Extracted material —
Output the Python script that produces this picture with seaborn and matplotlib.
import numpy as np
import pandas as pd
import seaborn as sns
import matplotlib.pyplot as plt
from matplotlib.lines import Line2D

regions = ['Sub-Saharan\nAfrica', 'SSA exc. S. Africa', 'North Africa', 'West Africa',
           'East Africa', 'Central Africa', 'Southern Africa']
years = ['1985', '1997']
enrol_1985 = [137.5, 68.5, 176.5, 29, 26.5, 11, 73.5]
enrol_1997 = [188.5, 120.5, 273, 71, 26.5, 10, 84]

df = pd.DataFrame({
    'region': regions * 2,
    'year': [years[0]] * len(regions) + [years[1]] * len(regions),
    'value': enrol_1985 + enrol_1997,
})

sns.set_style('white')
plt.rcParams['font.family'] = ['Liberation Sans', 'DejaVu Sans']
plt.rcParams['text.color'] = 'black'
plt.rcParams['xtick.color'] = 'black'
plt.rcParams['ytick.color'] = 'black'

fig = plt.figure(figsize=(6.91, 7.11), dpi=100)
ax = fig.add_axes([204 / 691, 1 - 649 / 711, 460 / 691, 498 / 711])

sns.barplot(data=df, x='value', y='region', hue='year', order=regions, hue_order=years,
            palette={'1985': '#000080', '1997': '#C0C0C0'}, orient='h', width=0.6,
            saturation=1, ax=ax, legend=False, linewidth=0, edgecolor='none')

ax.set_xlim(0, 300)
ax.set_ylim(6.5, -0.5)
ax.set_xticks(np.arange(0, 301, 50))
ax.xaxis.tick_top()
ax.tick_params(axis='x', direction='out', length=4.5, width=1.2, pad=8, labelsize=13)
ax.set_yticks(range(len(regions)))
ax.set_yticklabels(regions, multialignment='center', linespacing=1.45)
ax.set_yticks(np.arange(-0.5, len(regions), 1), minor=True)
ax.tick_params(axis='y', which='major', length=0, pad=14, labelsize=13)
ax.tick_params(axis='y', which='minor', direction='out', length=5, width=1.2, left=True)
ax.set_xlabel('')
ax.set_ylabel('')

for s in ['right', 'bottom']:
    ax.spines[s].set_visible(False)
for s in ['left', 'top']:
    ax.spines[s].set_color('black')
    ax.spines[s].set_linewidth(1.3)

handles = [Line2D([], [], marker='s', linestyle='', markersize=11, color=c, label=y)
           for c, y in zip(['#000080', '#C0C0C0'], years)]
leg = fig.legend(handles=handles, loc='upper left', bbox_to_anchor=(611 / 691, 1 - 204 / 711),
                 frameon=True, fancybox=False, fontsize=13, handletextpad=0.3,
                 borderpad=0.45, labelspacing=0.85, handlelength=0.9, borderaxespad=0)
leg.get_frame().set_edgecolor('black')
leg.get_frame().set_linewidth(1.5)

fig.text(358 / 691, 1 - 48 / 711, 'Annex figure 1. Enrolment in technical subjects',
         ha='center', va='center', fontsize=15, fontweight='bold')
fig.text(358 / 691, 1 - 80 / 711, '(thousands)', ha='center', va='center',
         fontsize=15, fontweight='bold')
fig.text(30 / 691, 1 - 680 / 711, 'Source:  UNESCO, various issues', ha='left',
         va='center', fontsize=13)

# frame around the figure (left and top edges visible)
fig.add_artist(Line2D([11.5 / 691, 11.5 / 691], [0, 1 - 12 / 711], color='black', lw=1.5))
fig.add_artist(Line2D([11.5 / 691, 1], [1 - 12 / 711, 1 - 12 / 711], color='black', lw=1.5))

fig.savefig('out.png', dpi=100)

...

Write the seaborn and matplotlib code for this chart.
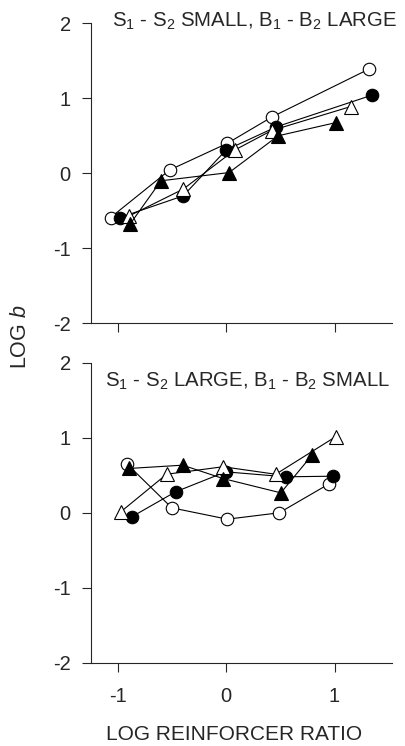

Problem requirements —
Your task is to give again the lines from the one containing "Output the Python" to the one containing "from matplotlib.lines import Line2D", both lines included, exactly and without anything added.

Written answer —
Output the Python script that produces this picture with seaborn and matplotlib.
import numpy as np
import pandas as pd
import seaborn as sns
import matplotlib.pyplot as plt
from matplotlib.lines import Line2D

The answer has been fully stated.